In addition to therapeutic innovations and concerns about availability and access to proper disease management and medication for all patients, the oncology community—especially the breast medical oncology community—has become more attentive lately to quality-of-life issues that patients with cancer face. Patient-reported outcomes (PRO) are an increasingly important endpoint in clinical trials. More attention is being given to prevention and management of side effects of medications and various treatment modalities, as well as advocacy for early supportive and palliative care for patients and their caregivers.

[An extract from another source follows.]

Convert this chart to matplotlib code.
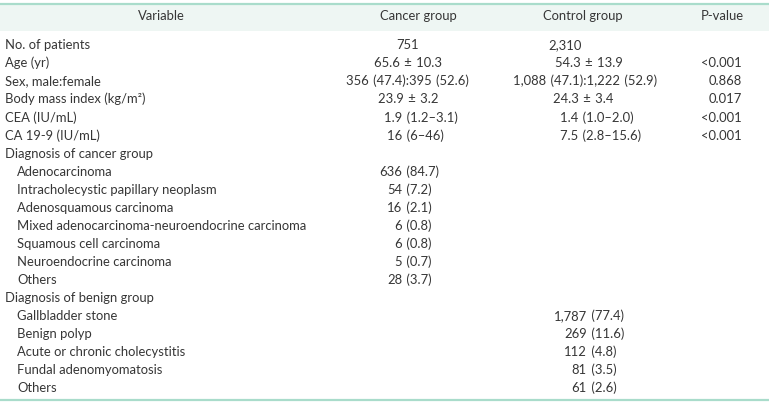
import matplotlib
matplotlib.use("Agg")
import matplotlib.pyplot as plt

plt.rcParams['font.family'] = ['Lato', 'DejaVu Sans']

# ---- data ----
headers = ["Variable", "Cancer group", "Control group", "P-value"]

summary_labels = ["No. of patients", "Age (yr)", "Sex, male:female",
                  "Body mass index (kg/m\u00b2)", "CEA (IU/mL)", "CA 19-9 (IU/mL)"]
summary_cancer = ["751", "65.6 \u00b1 10.3", "356 (47.4):395 (52.6)", "23.9 \u00b1 3.2",
                  "1.9 (1.2\u20133.1)", "16 (6\u201346)"]
summary_control = ["2,310", "54.3 \u00b1 13.9", "1,088 (47.1):1,222 (52.9)", "24.3 \u00b1 3.4",
                   "1.4 (1.0\u20132.0)", "7.5 (2.8\u201315.6)"]
summary_p = ["", "<0.001", "0.868", "0.017", "<0.001", "<0.001"]

cancer_title = "Diagnosis of cancer group"
cancer_dx = ["Adenocarcinoma", "Intracholecystic papillary neoplasm", "Adenosquamous carcinoma",
             "Mixed adenocarcinoma-neuroendocrine carcinoma", "Squamous cell carcinoma",
             "Neuroendocrine carcinoma", "Others"]
cancer_dx_n = ["636", "54", "16", "6", "6", "5", "28"]
cancer_dx_pct = ["84.7", "7.2", "2.1", "0.8", "0.8", "0.7", "3.7"]

benign_title = "Diagnosis of benign group"
benign_dx = ["Gallbladder stone", "Benign polyp", "Acute or chronic cholecystitis",
             "Fundal adenomyomatosis", "Others"]
benign_dx_n = ["1,787", "269", "112", "81", "61"]
benign_dx_pct = ["77.4", "11.6", "4.8", "3.5", "2.6"]

# ---- layout ----
W, H = 771, 403
fig = plt.figure(figsize=(W / 100, H / 100), dpi=100)
ax = fig.add_axes([0, 0, 1, 1])
ax.set_xlim(0, W)
ax.set_ylim(H, 0)
ax.axis('off')

txt = '#363636'
fs = 9.4
line_col = '#a9dccb'
band_col = '#eef6f3'


def wide(s):
    # numeric cells in the source are typeset with slightly wider word spaces
    return s.replace(" ", "\u2004")


# header band and rules
ax.add_patch(plt.Rectangle((0, 4.5), W - 2, 26.5, facecolor=band_col, edgecolor='none'))
ax.plot([0, W - 2], [3.7, 3.7], color=line_col, lw=1.6, solid_capstyle='butt')
ax.plot([0, W - 2], [399.5, 399.5], color=line_col, lw=1.6, solid_capstyle='butt')

hdr_x = [161.5, 418, 583, 722]
for h, x in zip(headers, hdr_x):
    ax.text(x, 20.5, h, ha='center', va='baseline', fontsize=fs, color=txt)

base0 = 49.3
step = 18.05


def yb(i):
    return base0 + step * i


x_left = 5
x_indent = 17
cancer_centers = [407.5, 408.5, 407.5, 408, 421, 415]
control_centers = [565, 589, 585, 583, 597, 601]
p_right = 742

row = 0
for i, lab in enumerate(summary_labels):
    y = yb(row)
    ax.text(x_left, y, lab, ha='left', va='baseline', fontsize=fs, color=txt)
    ax.text(cancer_centers[i], y, wide(summary_cancer[i]), ha='center', va='baseline',
            fontsize=fs, color=txt)
    ax.text(control_centers[i], y, wide(summary_control[i]), ha='center', va='baseline',
            fontsize=fs, color=txt)
    if summary_p[i]:
        ax.text(p_right, y, summary_p[i], ha='right', va='baseline', fontsize=fs, color=txt)
    row += 1

ax.text(x_left, yb(row), cancer_title, ha='left', va='baseline', fontsize=fs, color=txt)
row += 1
cancer_split = 402
for lab, n, p in zip(cancer_dx, cancer_dx_n, cancer_dx_pct):
    y = yb(row)
    ax.text(x_indent, y, lab, ha='left', va='baseline', fontsize=fs, color=txt)
    ax.text(cancer_split, y, n, ha='right', va='baseline', fontsize=fs, color=txt)
    ax.text(cancer_split, y, wide(f" ({p})"), ha='left', va='baseline', fontsize=fs, color=txt)
    row += 1

ax.text(x_left, yb(row), benign_title, ha='left', va='baseline', fontsize=fs, color=txt)
row += 1
benign_split = 587
for lab, n, p in zip(benign_dx, benign_dx_n, benign_dx_pct):
    y = yb(row)
    ax.text(x_indent, y, lab, ha='left', va='baseline', fontsize=fs, color=txt)
    ax.text(benign_split, y, n, ha='right', va='baseline', fontsize=fs, color=txt)
    ax.text(benign_split, y, wide(f" ({p})"), ha='left', va='baseline', fontsize=fs, color=txt)
    row += 1

fig.savefig("out.png", dpi=100)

In addition to individual discussions with physicians, physician assistants, and oncology nurses, patients can share experiences in support group meetings; this community support has proven to be very helpful and much appreciated by them. In that line, the Lebanese Breast Cancer Foundation (LBCF) has been organizing support group meetings and workshops for patients with advanced breast cancer regularly for the last 10 years, with a few online virtual groups during the COVID-19 pandemic. Lately, LBCF resumed its in-person activities and organized a workshop for patients and caregivers called FOR HER, supported by SciencePRO and sponsored by Pfizer. The workshop included formal lectures, question-and-answer sessions, and an open forum for discussion between a faculty composed of two oncologists, myself from the American University of Beirut Medical Center (@AUBMC_Official) and Fadi Nasr, MD, from Saint Joseph University in Beirut, psychologist Hiba Salem (@hzsalem30) from AUBMC, sex therapist Sandrine Atallah, MD (@DrSAtallah), life coach Grace Khleif (@PositiveGrace), oncology nurse Latifa Shihab, BSN, RN, nurse and breast oncology specialist Rebecca El-Asmar, RN, and breast cancer survivor and new president of LBCF Mirna Sabbah Hoballah, with an audience of breast cancer survivors, advocates, patients, and caregivers.
It was amazing to see how eager patients were to hear about recent advances in therapy as well as dealing with effects of cancer diagnosis and metastasis on their lives. They expressed gratitude for the reassurance that they feel when they know that a multidisciplinary team is involved in making plans of treatment for them and for following up on their care. They appreciated so much the fact that oncologists and major oncology societies such as ASCO, ESMO, and local societies pay attention to their concerns about quality-of-life issues. They were happy to see that the ABC International Consensus Guidelines panel explicitly paid attention and wrote statements calling for patient and family social support, respect and facilitation of job requirements, desire of patients to continue working, and accommodation to their treatment schedules and others.
Emotional and sexual issues for patients with advanced breast cancer and their partners were openly discussed. Acceptance, coping, and adjusting to breast anatomical changes, body image, and premature menopause were debated. Efforts to adjust and work around motivation and sexual desire, various stimuli and arousal approaches, psychological factors, and anatomical obstacles such as vaginal dryness and discomfort were all discussed. In addition to reporting concerns and getting advice from the oncology team, open communication between the patient and their partner was emphasized and encouraged.
It was obvious that relationships with family members and children, management of family conflicts, daily schedules, and social activities matter a lot and should be openly discussed and supported. Seeking help, taking time off, exercising, eating healthy food, positive thinking and protecting the self from negative aspects of life, remembering and reviewing accomplishments, and expressing gratitude were all emphasized and appreciated.
Patients and caregivers follow oncology news and were very eager to hear of advances in therapy. Today, patients in Lebanon, like many in low-/middle-income countries, unfortunately suffer from unavailability of medications and high costs for treatment because of the country’s political and financial collapse and they called for help. Our FOR HER panel made continued pleas to government officials to facilitate access to treatment for patients with cancer.
We emphasized hope and reality. Hope for cure and the reality of living with cancer, with its ups and downs, go together and are best managed by multidisciplinary teams, with the inclusion of patients and advocates, open communication, and improvement of resources and access to treatment.
Workshops that include treating physicians and medical teams as well as patients, caregivers, survivors, and advocates are great learning experiences for all parties. They are very rewarding, and we hope they are implemented everywhere!
Members of the LBCF FOR HER Planning Committee, from left to right: Mirna Sabbah Hoballah, Zeinab Chahine, Fatme Beydoun, Nagi El Saghir, Latifa Shihab, and Rebecca El-Asmar.
Attendees and panel during an open discussion at the LBCF FOR HER event.